Thu | Aug 13, 2020

The longest week: Carolinas worn out by Florence

Published:Thursday | September 20, 2018 | 12:00 AM
Seema Depani helps her family to clean up after the flooding from Hurricane Florence destroyed the Starlite Motel, which her family owns in Spring Lake, North Carolina.

WILMINGTON, North Carolina (AP):

Hurricane Florence is still wearing out the Carolinas, where residents have endured an agonising week of violent winds, torrential rain, widespread flooding, power outages and death.

Frustration and sheer exhaustion are building as thousands of people wait to go home seven days after the storm began battering the coast. Roads to Wilmington, which has been cut off sporadically by Florence, are opening and closing as flood water rushes to the coast.

Florence is blamed for at least 37 deaths, including those of two women who drowned when a sheriff's van taking them to a mental health facility was swept off a road.

"I'm just ready for this to be over, to be honest," said Evan Jones, a college student who evacuated from Wilmington and doesn't know when he will get back. "I'm trying to get it all out of my head."

With the remnants of Florence finally out to sea and skies bright over rivers still swelling with muddy water, President Donald Trump visited the disaster zone, riding through soggy neighbourhoods and helping pass out warm meals at a church.

"America grieves with you and our hearts break for you.
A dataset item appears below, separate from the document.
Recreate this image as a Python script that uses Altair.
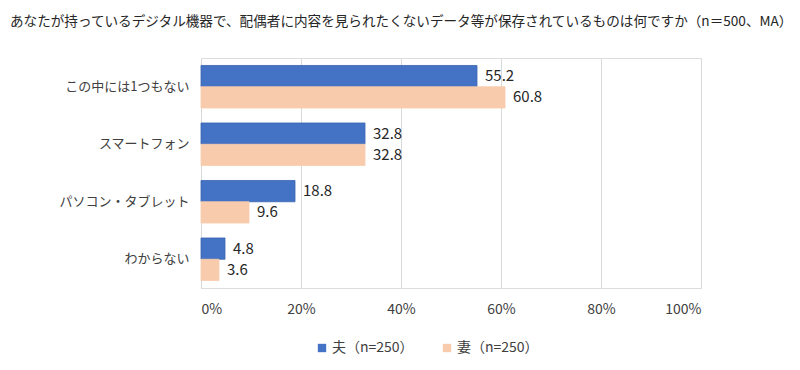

God bless you," Trump said during a briefing in Havelock, North Carolina.

There wasn't any presidential fanfare 120 miles (190 kilometres) away in Fayetteville. There, Roberta and Joseph Keithley had been sleeping on cots set up in a school classroom since last Friday. They still didn't know if their home was ruined.




"It's getting a little frustrating, but you have to deal with it and roll with the punches," said Roberta Keithley, 73. "It's just another hurdle to get over in life."

To the south, daybreak brought a return of flood waters to Nichols, South Carolina, which also was inundated by Hurricane Matthew two years ago. The flooding from Florence had subsided, only to get worse again.

Access improved at least temporarily to Wilmington, a North Carolina port city of 120,000 that has been isolated for days by high water. But the state said in a Tweet late Wednesday: "No safe, stable and reliable route currently exists for the public to get to and from Wilmington."